Future releases of this package will happen in the html package.

To continue using html5lib without deprecation warnings, change your pubspec to depend on html5lib: '<=0.12.0'.

See the html package for details.

html5lib in Pure Dart

This is a pure Dart html5 parser. It's a port of html5lib from Python. Since it's 100% Dart you can use it safely from a script or server side app.

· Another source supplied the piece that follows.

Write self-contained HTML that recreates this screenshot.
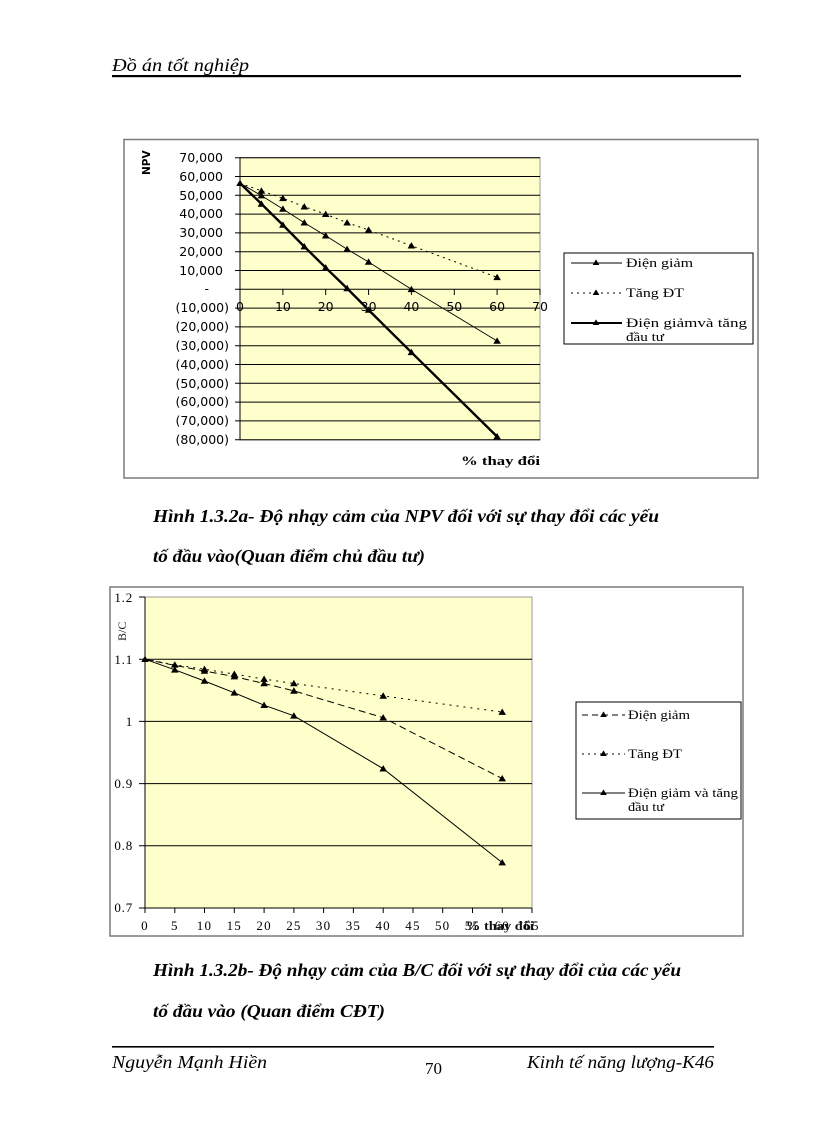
<!DOCTYPE html>
<html>
<head>
<meta charset="utf-8">
<style>
  html,body{margin:0;padding:0;background:#fff;}
  svg{display:block;}
  .ser{font-family:"Liberation Serif","DejaVu Serif",serif;}
  .sans{font-family:"DejaVu Sans","Liberation Sans",sans-serif;}
</style>
</head>
<body>
<svg width="816" height="1123" viewBox="0 0 816 1123" xmlns="http://www.w3.org/2000/svg">
  <defs>
    <symbol id="tri" viewBox="-4 -4 8 8" overflow="visible">
      <polygon points="0,-3.6 3.8,2.8 -3.8,2.8" fill="#000"/>
    </symbol>
  </defs>

  <!-- Header -->
  <text x="112" y="71" class="ser" font-style="italic" font-size="18" textLength="137" lengthAdjust="spacingAndGlyphs">Đồ án tốt nghiệp</text>
  <rect x="112" y="75" width="629" height="2.2" fill="#000"/>

  <!-- ================= CHART 1 ================= -->
  <rect x="124" y="139.5" width="634" height="338.5" fill="#fff" stroke="#7a7a7a" stroke-width="1.5"/>
  <rect x="240" y="157.7" width="300" height="282.3" fill="#ffffcc" stroke="#9a9a9a" stroke-width="1"/>
  <g stroke="#000" stroke-width="1">
    <line x1="240" y1="157.7" x2="540" y2="157.7"/>
    <line x1="240" y1="176.5" x2="540" y2="176.5"/>
    <line x1="240" y1="195.3" x2="540" y2="195.3"/>
    <line x1="240" y1="214.1" x2="540" y2="214.1"/>
    <line x1="240" y1="232.9" x2="540" y2="232.9"/>
    <line x1="240" y1="251.7" x2="540" y2="251.7"/>
    <line x1="240" y1="270.5" x2="540" y2="270.5"/>
    <line x1="240" y1="289.3" x2="540" y2="289.3"/>
    <line x1="240" y1="308.1" x2="540" y2="308.1"/>
    <line x1="240" y1="326.9" x2="540" y2="326.9"/>
    <line x1="240" y1="345.7" x2="540" y2="345.7"/>
    <line x1="240" y1="364.5" x2="540" y2="364.5"/>
    <line x1="240" y1="383.3" x2="540" y2="383.3"/>
    <line x1="240" y1="402.1" x2="540" y2="402.1"/>
    <line x1="240" y1="420.9" x2="540" y2="420.9"/>
    <line x1="240" y1="439.7" x2="540" y2="439.7"/>
    <line x1="240" y1="157.7" x2="240" y2="440"/>
    <path d="M235 157.7H240M235 176.5H240M235 195.3H240M235 214.1H240M235 232.9H240M235 251.7H240M235 270.5H240M235 289.3H240M235 308.1H240M235 326.9H240M235 345.7H240M235 364.5H240M235 383.3H240M235 402.1H240M235 420.9H240M235 439.7H240"/>
    <path d="M240 289.3V295M282.9 289.3V295M325.7 289.3V295M368.6 289.3V295M411.4 289.3V295M454.3 289.3V295M497.1 289.3V295M540 289.3V295"/>
  </g>
  <g class="sans" font-size="12.5" fill="#000" text-anchor="end">
    <text x="223" y="162">70,000</text>
    <text x="223" y="181">60,000</text>
    <text x="223" y="200">50,000</text>
    <text x="223" y="218">40,000</text>
    <text x="223" y="237">30,000</text>
    <text x="223" y="256">20,000</text>
    <text x="223" y="275">10,000</text>
    <text x="209" y="293">-</text>
    <text x="229" y="312">(10,000)</text>
    <text x="229" y="331">(20,000)</text>
    <text x="229" y="350">(30,000)</text>
    <text x="229" y="369">(40,000)</text>
    <text x="229" y="388">(50,000)</text>
    <text x="229" y="406">(60,000)</text>
    <text x="229" y="425">(70,000)</text>
    <text x="229" y="444">(80,000)</text>
  </g>
  <g class="sans" font-size="12.5" fill="#000" text-anchor="middle">
    <text x="240" y="311">0</text>
    <text x="282.9" y="311">10</text>
    <text x="325.7" y="311">20</text>
    <text x="368.6" y="311">30</text>
    <text x="411.4" y="311">40</text>
    <text x="454.3" y="311">50</text>
    <text x="497.1" y="311">60</text>
    <text x="540" y="311">70</text>
  </g>
  <text transform="translate(150,175) rotate(-90)" class="sans" font-size="10.5" font-weight="bold">NPV</text>
  <text x="461" y="465" class="ser" font-size="13" font-weight="bold" textLength="79" lengthAdjust="spacingAndGlyphs">%  thay đổi</text>

  <!-- series chart 1 -->
  <polyline fill="none" stroke="#000" stroke-width="1" stroke-dasharray="2,4"
    points="240,183.2 261.4,190.9 282.9,198.3 304.3,206.7 325.7,214.2 347.1,222.7 368.6,230 411.4,245.7 497.1,277.3"/>
  <polyline fill="none" stroke="#000" stroke-width="0.9"
    points="240,183.2 261.4,195.6 282.9,209 304.3,222.7 325.7,235.7 347.1,249.2 368.6,262 411.4,289.3 497.1,341"/>
  <polyline fill="none" stroke="#000" stroke-width="2.4"
    points="240,183.2 261.4,203.9 282.9,225 304.3,246.6 325.7,267.7 347.1,288.4 368.6,310 411.4,352.3 497.1,436.6"/>
  <g>
    <use href="#tri" x="236" y="179.2" width="8" height="8"/>
    <use href="#tri" x="257.4" y="186.9" width="8" height="8"/>
    <use href="#tri" x="278.9" y="194.3" width="8" height="8"/>
    <use href="#tri" x="300.3" y="202.7" width="8" height="8"/>
    <use href="#tri" x="321.7" y="210.2" width="8" height="8"/>
    <use href="#tri" x="343.1" y="218.7" width="8" height="8"/>
    <use href="#tri" x="364.6" y="226" width="8" height="8"/>
    <use href="#tri" x="407.4" y="241.7" width="8" height="8"/>
    <use href="#tri" x="493.1" y="273.3" width="8" height="8"/>

    <use href="#tri" x="257.4" y="191.6" width="8" height="8"/>
    <use href="#tri" x="278.9" y="205" width="8" height="8"/>
    <use href="#tri" x="300.3" y="218.7" width="8" height="8"/>
    <use href="#tri" x="321.7" y="231.7" width="8" height="8"/>
    <use href="#tri" x="343.1" y="245.2" width="8" height="8"/>
    <use href="#tri" x="364.6" y="258" width="8" height="8"/>
    <use href="#tri" x="407.4" y="285.3" width="8" height="8"/>
    <use href="#tri" x="493.1" y="337" width="8" height="8"/>

    <use href="#tri" x="257.4" y="199.9" width="8" height="8"/>
    <use href="#tri" x="278.9" y="221" width="8" height="8"/>
    <use href="#tri" x="300.3" y="242.6" width="8" height="8"/>
    <use href="#tri" x="321.7" y="263.7" width="8" height="8"/>
    <use href="#tri" x="343.1" y="284.4" width="8" height="8"/>
    <use href="#tri" x="364.6" y="306" width="8" height="8"/>
    <use href="#tri" x="407.4" y="348.3" width="8" height="8"/>
    <use href="#tri" x="493.1" y="432.6" width="8" height="8"/>
  </g>

  <!-- legend chart 1 -->
  <rect x="564" y="253" width="189" height="91" fill="#fff" stroke="#000" stroke-width="1"/>
  <line x1="571" y1="263" x2="622" y2="263" stroke="#000" stroke-width="0.9"/>
  <use href="#tri" x="592.5" y="259" width="7" height="7"/>
  <line x1="571" y1="293" x2="622" y2="293" stroke="#000" stroke-width="1" stroke-dasharray="2,4"/>
  <use href="#tri" x="592.5" y="289" width="7" height="7"/>
  <line x1="571" y1="323" x2="622" y2="323" stroke="#000" stroke-width="2"/>
  <use href="#tri" x="592.5" y="319" width="7" height="7"/>
  <g class="ser" font-size="13" fill="#000">
    <text x="626" y="267" textLength="67" lengthAdjust="spacingAndGlyphs">Điện giảm</text>
    <text x="626" y="297" textLength="58" lengthAdjust="spacingAndGlyphs">Tăng ĐT</text>
    <text x="626" y="327" textLength="121" lengthAdjust="spacingAndGlyphs">Điện giảmvà tăng</text>
    <text x="626" y="341" textLength="38" lengthAdjust="spacingAndGlyphs">đầu tư</text>
  </g>

  <!-- Caption 1 -->
  <g class="ser" font-weight="bold" font-style="italic" font-size="18">
    <text x="153" y="522" textLength="506" lengthAdjust="spacingAndGlyphs">Hình 1.3.2a- Độ nhạy cảm của NPV đối với sự thay đổi các yếu</text>
    <text x="153" y="562" textLength="272" lengthAdjust="spacingAndGlyphs">tố đầu vào(Quan điểm chủ đầu tư)</text>
  </g>

  <!-- ================= CHART 2 ================= -->
  <rect x="110" y="587" width="633" height="349" fill="#fff" stroke="#7a7a7a" stroke-width="1.5"/>
  <rect x="145" y="597" width="387" height="311" fill="#ffffcc" stroke="#9a9a9a" stroke-width="1"/>
  <g stroke="#000" stroke-width="1">
    <line x1="145" y1="659.2" x2="532" y2="659.2"/>
    <line x1="145" y1="721.4" x2="532" y2="721.4"/>
    <line x1="145" y1="783.6" x2="532" y2="783.6"/>
    <line x1="145" y1="845.8" x2="532" y2="845.8"/>
    <line x1="145" y1="908" x2="532" y2="908"/>
    <line x1="145" y1="597" x2="145" y2="908"/>
    <path d="M139 597H145M139 659.2H145M139 721.4H145M139 783.6H145M139 845.8H145M139 908H145"/>
    <path d="M145 908V913M174.8 908V913M204.5 908V913M234.3 908V913M264.1 908V913M293.9 908V913M323.6 908V913M353.4 908V913M383.2 908V913M413 908V913M442.7 908V913M472.5 908V913M502.3 908V913M532 908V913"/>
  </g>
  <g class="ser" font-size="13" fill="#000" text-anchor="end" letter-spacing="0.8">
    <text x="133" y="602">1.2</text>
    <text x="133" y="664">1.1</text>
    <text x="133" y="726">1</text>
    <text x="133" y="788">0.9</text>
    <text x="133" y="850">0.8</text>
    <text x="133" y="912">0.7</text>
  </g>
  <g class="ser" font-size="13" fill="#000" text-anchor="middle" letter-spacing="1.2">
    <text x="145" y="930">0</text>
    <text x="174.8" y="930">5</text>
    <text x="204.5" y="930">10</text>
    <text x="234.3" y="930">15</text>
    <text x="264.1" y="930">20</text>
    <text x="293.9" y="930">25</text>
    <text x="323.6" y="930">30</text>
    <text x="353.4" y="930">35</text>
    <text x="383.2" y="930">40</text>
    <text x="413" y="930">45</text>
    <text x="442.7" y="930">50</text>
    <text x="472.5" y="930">55</text>
    <text x="502.3" y="930">60</text>
    <text x="532" y="930">65</text>
  </g>
  <text x="466" y="930" class="ser" font-size="13" font-weight="bold" fill="#111" textLength="68" lengthAdjust="spacingAndGlyphs">% thay đổi</text>
  <text transform="translate(126,641) rotate(-90)" class="ser" font-size="12" fill="#222">B/C</text>

  <!-- series chart 2 -->
  <polyline fill="none" stroke="#000" stroke-width="1" stroke-dasharray="2,5"
    points="145,659.2 174.8,664.8 204.5,669.2 234.3,674.1 264.1,679.1 293.9,683.5 383.2,695.9 502.2,712.1"/>
  <polyline fill="none" stroke="#000" stroke-width="1" stroke-dasharray="7,4"
    points="145,659.2 174.8,665.4 204.5,671 234.3,676.6 264.1,683.5 293.9,690.9 383.2,717.7 502.2,778.6"/>
  <polyline fill="none" stroke="#000" stroke-width="1"
    points="145,659.2 174.8,669.8 204.5,681 234.3,692.8 264.1,705.2 293.9,715.8 383.2,768.7 502.2,862.6"/>
  <g>
    <use href="#tri" x="141" y="655.2" width="8" height="8"/>
    <use href="#tri" x="170.8" y="660.8" width="8" height="8"/>
    <use href="#tri" x="200.5" y="665.2" width="8" height="8"/>
    <use href="#tri" x="230.3" y="670.1" width="8" height="8"/>
    <use href="#tri" x="260.1" y="675.1" width="8" height="8"/>
    <use href="#tri" x="289.9" y="679.5" width="8" height="8"/>
    <use href="#tri" x="379.2" y="691.9" width="8" height="8"/>
    <use href="#tri" x="498.2" y="708.1" width="8" height="8"/>

    <use href="#tri" x="200.5" y="667" width="8" height="8"/>
    <use href="#tri" x="230.3" y="672.6" width="8" height="8"/>
    <use href="#tri" x="260.1" y="679.5" width="8" height="8"/>
    <use href="#tri" x="289.9" y="686.9" width="8" height="8"/>
    <use href="#tri" x="379.2" y="713.7" width="8" height="8"/>
    <use href="#tri" x="498.2" y="774.6" width="8" height="8"/>

    <use href="#tri" x="170.8" y="665.8" width="8" height="8"/>
    <use href="#tri" x="200.5" y="677" width="8" height="8"/>
    <use href="#tri" x="230.3" y="688.8" width="8" height="8"/>
    <use href="#tri" x="260.1" y="701.2" width="8" height="8"/>
    <use href="#tri" x="289.9" y="711.8" width="8" height="8"/>
    <use href="#tri" x="379.2" y="764.7" width="8" height="8"/>
    <use href="#tri" x="498.2" y="858.6" width="8" height="8"/>
  </g>

  <!-- legend chart 2 -->
  <rect x="576" y="702" width="165" height="117" fill="#fff" stroke="#000" stroke-width="1"/>
  <line x1="582" y1="715" x2="625" y2="715" stroke="#000" stroke-width="1" stroke-dasharray="6,4"/>
  <use href="#tri" x="600" y="711" width="7" height="7"/>
  <line x1="582" y1="754" x2="625" y2="754" stroke="#000" stroke-width="1" stroke-dasharray="2,4"/>
  <use href="#tri" x="600" y="750" width="7" height="7"/>
  <line x1="582" y1="793" x2="625" y2="793" stroke="#000" stroke-width="1"/>
  <use href="#tri" x="600" y="789" width="7" height="7"/>
  <g class="ser" font-size="12.5" fill="#000">
    <text x="628" y="719" textLength="62" lengthAdjust="spacingAndGlyphs">Điện giảm</text>
    <text x="628" y="758" textLength="54" lengthAdjust="spacingAndGlyphs">Tăng ĐT</text>
    <text x="628" y="797" textLength="110" lengthAdjust="spacingAndGlyphs">Điện giảm và tăng</text>
    <text x="628" y="811" textLength="36" lengthAdjust="spacingAndGlyphs">đầu tư</text>
  </g>

  <!-- Caption 2 -->
  <g class="ser" font-weight="bold" font-style="italic" font-size="18">
    <text x="153" y="976" textLength="528" lengthAdjust="spacingAndGlyphs">Hình 1.3.2b- Độ nhạy cảm của B/C đối với sự thay đổi của các yếu</text>
    <text x="153" y="1017" textLength="232" lengthAdjust="spacingAndGlyphs">tố đầu vào (Quan điểm CĐT)</text>
  </g>

  <!-- Footer -->
  <rect x="112" y="1046" width="602" height="1.6" fill="#000"/>
  <text x="112" y="1068" class="ser" font-style="italic" font-size="18" textLength="155" lengthAdjust="spacingAndGlyphs">Nguyễn Mạnh Hiền</text>
  <text x="425" y="1074" class="ser" font-size="17">70</text>
  <text x="527" y="1068" class="ser" font-style="italic" font-size="18" textLength="187" lengthAdjust="spacingAndGlyphs">Kinh tế năng lượng-K46</text>
</svg>
</body>
</html>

Eventually the parse tree API will be compatible with dart:html, so the same code will work on the client and the server.

Installation

Add this to your pubspec.yaml (or create it):

dependencies:
  html5lib: any

Then run the Pub Package Manager (comes with the Dart SDK):

pub install

Usage

Parsing HTML is easy!

import 'package:html5lib/parser.dart' show parse;
import 'package:html5lib/dom.dart';

main() {
  var document = parse(
      '<body>Hello world! <a href="www.html5rocks.com">HTML5 rocks!');
  print(document.outerHtml);
}

You can pass a String or list of bytes to parse. There's also parseFragment for parsing a document fragment, and HtmlParser if you want more low level control.

Running Tests

# From Dart SVN checkout
./tools/build.py -m release
./tools/test.py -m release html5lib
./tools/test.py -m release -r drt html5lib

Libraries

dom

A simple tree API that results from parsing html. Intended to be compatible with dart:html, but it is missing many types and APIs.

dom_parsing

This library contains extra APIs that aren't in the DOM, but are useful when interacting with the parse tree.

parser

This library has a parser for HTML5 documents, that lets you parse HTML easily from a script or server side application:

parser_console

This library adds dart:io support to the HTML5 parser. Call initDartIOSupport before calling the parse methods and they will accept a RandomAccessFile as input, in addition to the other input types.